Steve Daniels of Macon County Shared Vision again called on the Decatur City Council to avoid further property tax increases in the city at the November 3, 2008, council meeting.
"Tax increases should be the last resort for addressing budget imbalances. Not the first. High tax rates punish citizens and businesses that call Decatur home. We cannot grow our city with the highest tax rates in downstate."
Property tax rates, including the city levy, are higher than most neighboring cities and most major cities in central Illinois. At nearly $9.00 per $100 of assessed valuation, the aggregate rate in Decatur is $1 to $2 per $100 more than other communities. Decatur's rates are already 20% higher than most comparable communities. This rate means that nearly 3% of the market value of homes and businesses is collected in taxes every year. Other communities have rates between 2% and 2.5%.
Property taxes are assessed based on assessed value and a levy rate. With the already high current property tax rates, Decatur is encouraging businesses, jobs and families to choose to move to other communites. No economic decision is based on tax cost per capita as suggested by proponents of higher taxes.
Daniels reminded the city council that Decatur taxpayers already pay some of the highest property and sales tax rates in the entire United States. These high rates discourage economic growth and development within the city. The city is considering tax increases due to budget shortfalls and the adverse impact of pension costs for city employees from the national financial crises. Daniels urged the Council to reevaluate the current year budget and “live within the means” of the community.
Daniels has been a long-time proponent of fiscal restraint and competitive tax burdens to encourage economic growth. As a founding member of Macon County Shared Vision he previously encouraged the council to adopt sound fiscal and tax policies.
MCSV believes tax increases are bad public policy for the following reasons:
1. Need for Tax Increase is Not Well - Supported. The city council has not reforcasted the current year or future years results to legitimize the need for more taxes. Not one offsetting cost savings has been seriously considered as an alternative to raising taxes. Spending restraint should be the first consideration and not the last.

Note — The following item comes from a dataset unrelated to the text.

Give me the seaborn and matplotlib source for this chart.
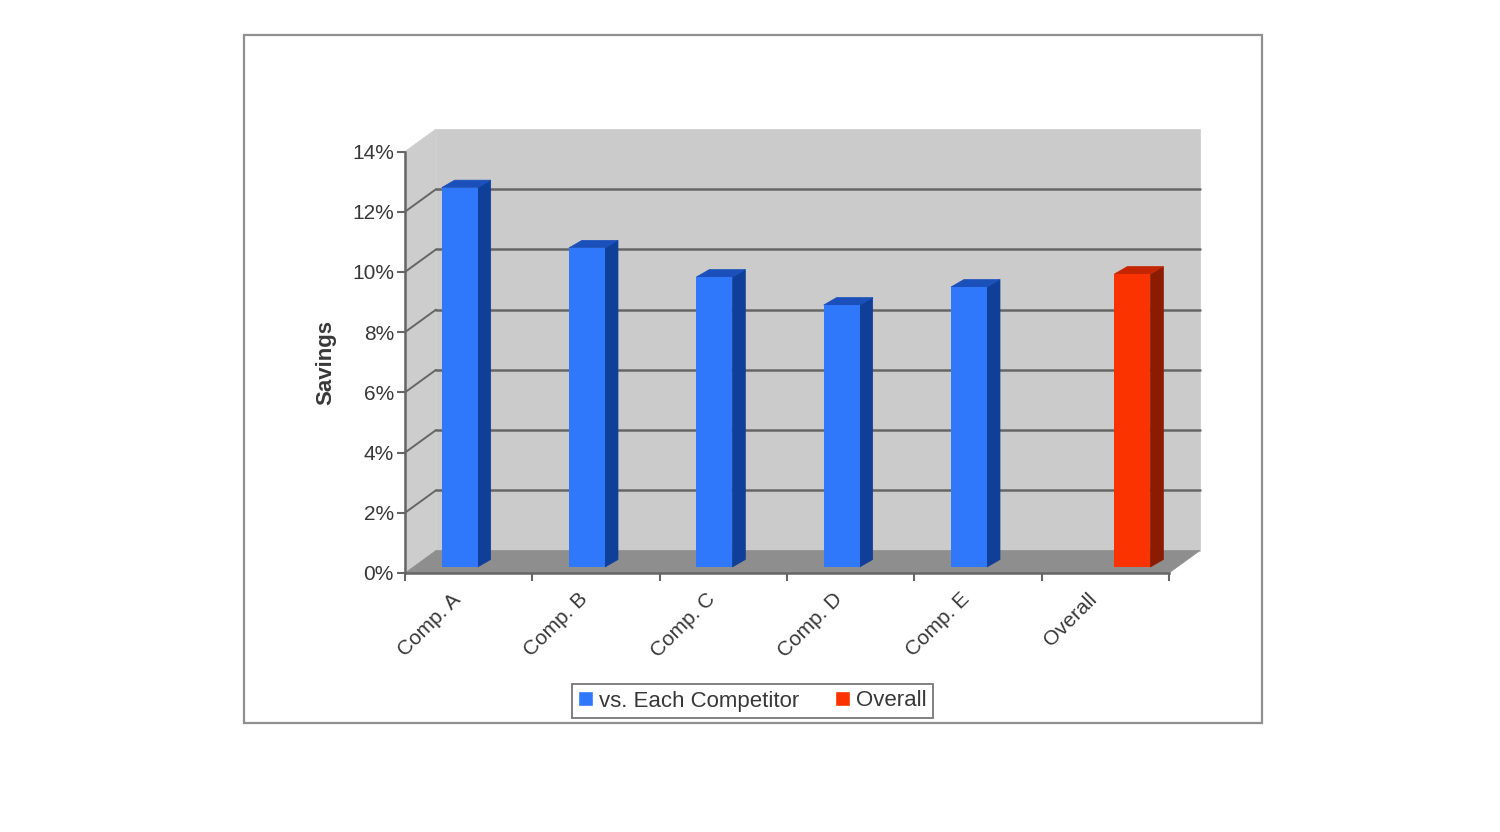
"""Savings against each competitor, drawn as a faux-3D Excel style column chart."""

import matplotlib.pyplot as plt
import numpy as np
import pandas as pd
import seaborn as sns
from matplotlib.patches import Polygon, Rectangle
from matplotlib.transforms import Affine2D, IdentityTransform

COMPETITORS = ["Comp. A", "Comp. B", "Comp. C", "Comp. D", "Comp. E", "Overall"]
SERIES = ["vs. Each Competitor", "vs. Each Competitor", "vs. Each Competitor",
          "vs. Each Competitor", "vs. Each Competitor", "Overall"]
SAVINGS = [12.6, 10.6, 9.63, 8.7, 9.3, 9.73]
Y_TICKS = [0, 2, 4, 6, 8, 10, 12, 14]

FRONT = {"vs. Each Competitor": "#2f78fb", "Overall": "#fb3300"}
SIDE = {"vs. Each Competitor": "#0f3f98", "Overall": "#8c1c00"}
TOP = {"vs. Each Competitor": "#1b50bb", "Overall": "#c42600"}

W, H = 1500, 832
DEPTH = np.array([31, 22.5])      # wall depth, pixels
BAR_SHIFT = np.array([9, 6])      # bars stand a little behind the front edge
BAR_DEPTH = np.array([13, 7.5])
LABEL_SHIFT = -18                 # rotated labels sit left of the category centre
LINE = "#666666"
TEXT = "#383838"

sns.set_style("white")
plt.rcParams["font.family"] = ["Liberation Sans", "DejaVu Sans"]

df = pd.DataFrame({"competitor": COMPETITORS, "series": SERIES, "savings": SAVINGS})

fig = plt.figure(figsize=(W / 100, H / 100), dpi=100)
ax = fig.add_axes([405 / W, (H - 573) / H, 764 / W, 421.5 / H])
ax.patch.set_visible(False)

sns.barplot(data=df, x="competitor", y="savings", hue="series", palette=FRONT,
            width=0.566, gap=0, dodge=True, saturation=1, ax=ax, zorder=5)
ax.set_xlim(-0.5, 5.5)
ax.set_ylim(0, 14)


def px(x, y):
    return ax.transData.transform((x, y))


def poly(points, color, zorder):
    ax.add_patch(Polygon(points, closed=True, facecolor=color, edgecolor=color, linewidth=0.5,
                         transform=IdentityTransform(), zorder=zorder, clip_on=False))


# walls and floor
x0, x1 = ax.get_xlim()
y0, y1 = ax.get_ylim()
poly([px(x0, y0) + DEPTH, px(x1, y0) + DEPTH, px(x1, y1) + DEPTH, px(x0, y1) + DEPTH], "#cbcbcb", 0)
poly([px(x0, y0), px(x0, y0) + DEPTH, px(x0, y1) + DEPTH, px(x0, y1)], "#cdcdcd", 0)
poly([px(x0, y0), px(x1, y0), px(x1, y0) + DEPTH, px(x0, y0) + DEPTH], "#8e8e8e", 1)

# gridlines run along the back wall and come forward over the left wall
for tick in Y_TICKS[1:-1]:
    left, right = px(x0, tick), px(x1, tick)
    ax.add_line(plt.Line2D(*zip(left, left + DEPTH), color=LINE, lw=1.4,
                           transform=IdentityTransform(), zorder=2, clip_on=False))
    ax.add_line(plt.Line2D(*zip(left + DEPTH, right + DEPTH), color=LINE, lw=1.8,
                           transform=IdentityTransform(), zorder=2, clip_on=False))

# move the bars back and give each one a side and a top
shift = ax.transData + Affine2D().translate(*BAR_SHIFT)
hue_of = dict(zip(COMPETITORS, SERIES))
bars = [b for b in ax.patches if isinstance(b, Rectangle) and b.get_height() > 0]
bars = sorted(bars, key=lambda b: b.get_x())
for bar, name in zip(bars, COMPETITORS):
    bar.set_transform(shift)
    bar.set_linewidth(0)
    (xa, ya), (xb, yb) = shift.transform([(bar.get_x(), 0),
                                          (bar.get_x() + bar.get_width(), bar.get_height())])
    low_r, top_r, top_l = np.array([xb, ya]), np.array([xb, yb]), np.array([xa, yb])
    series = hue_of[name]
    poly([low_r, low_r + BAR_DEPTH, top_r + BAR_DEPTH, top_r], SIDE[series], 4)
    poly([top_l, top_r, top_r + BAR_DEPTH, top_l + BAR_DEPTH], TOP[series], 4)

# axes
sns.despine(ax=ax, top=True, right=True)
for side in ("left", "bottom"):
    ax.spines[side].set_color(LINE)
    ax.spines[side].set_linewidth(1.8)
    ax.spines[side].set_zorder(3)

ax.set_yticks(Y_TICKS, [f"{t}%" for t in Y_TICKS])
ax.set_xticks(range(len(COMPETITORS)), COMPETITORS, rotation=45, ha="right",
              rotation_mode="anchor")
ax.set_xticks(np.arange(-0.5, len(COMPETITORS)), minor=True)
ax.tick_params(axis="x", which="major", length=0, pad=12, labelsize=15, labelcolor=TEXT)
ax.tick_params(axis="x", which="minor", length=6, width=1.5, color=LINE, bottom=True)
ax.tick_params(axis="y", length=6, width=1.5, color=LINE, left=True, pad=2,
               labelsize=15, labelcolor=TEXT)
for label in ax.get_xticklabels():
    label.set_transform(label.get_transform() + Affine2D().translate(LABEL_SHIFT, 0))
ax.set_xlabel("")
ax.set_ylabel("")
fig.text(326 / W, (H - 363) / H, "Savings", rotation=90, ha="center", va="center",
         fontsize=16, fontweight="bold", color=TEXT)

sns.move_legend(ax, "center", bbox_to_anchor=(752.5 / W, (H - 701) / H),
                bbox_transform=fig.transFigure, ncol=2, title=None, frameon=True,
                fancybox=False, edgecolor="#777777", framealpha=1, fontsize=16,
                handlelength=0.65, handleheight=0.65, handletextpad=0.3,
                columnspacing=1.6, borderpad=0.3, labelcolor=TEXT)
ax.get_legend().get_frame().set_linewidth(1.3)
ax.get_legend().set_zorder(6)

# outer chart frame
fig.add_artist(Rectangle((244 / W, (H - 723) / H), 1018 / W, 688 / H, fill=False,
                         edgecolor="#909090", linewidth=1.6, transform=fig.transFigure))

fig.savefig("out.png", dpi=100)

2. Tax Increases Discourage Economic Growth. Local property taxes are a key variable that sets Decatur apart from other Illinois communities that compete for local industry and families. Decatur's aggregate property taxes (including the city levy that is proposed for an increase), are already some of the highest in IL and the US. Current aggregate rates are near $9 per $100 of assessed valuation. Surrounding communities are closer to $7 per $100 and other major central IL cities are near $7.50 per $100. These rates equate to a tax rate of nearly three percent (3%) of market value as compared to two percent to two and one-half percent in other commuities like Forsyth, Mt. Zion and neighboring townships.
3. Decatur Should be a Local Leader in Tax Policy. The City of Decatur receives a great deal of attention from local media and as such other taxing districts may follow the lead of Decatur. If the City of Decatur holds the line on taxes, then so might other area taxing districts.
4. Tax Increases Unfair to Less Advantaged Residents. While homeowners recieve a homestead exemption that buffers high tax rates, any increase becomes disproportionately higher for those with lower home values. Property tax increases are more adverse proportionately to renters that make up thirty percent (30%) of the households in Decatur. Rental properties do not qualify for any homestead exemption.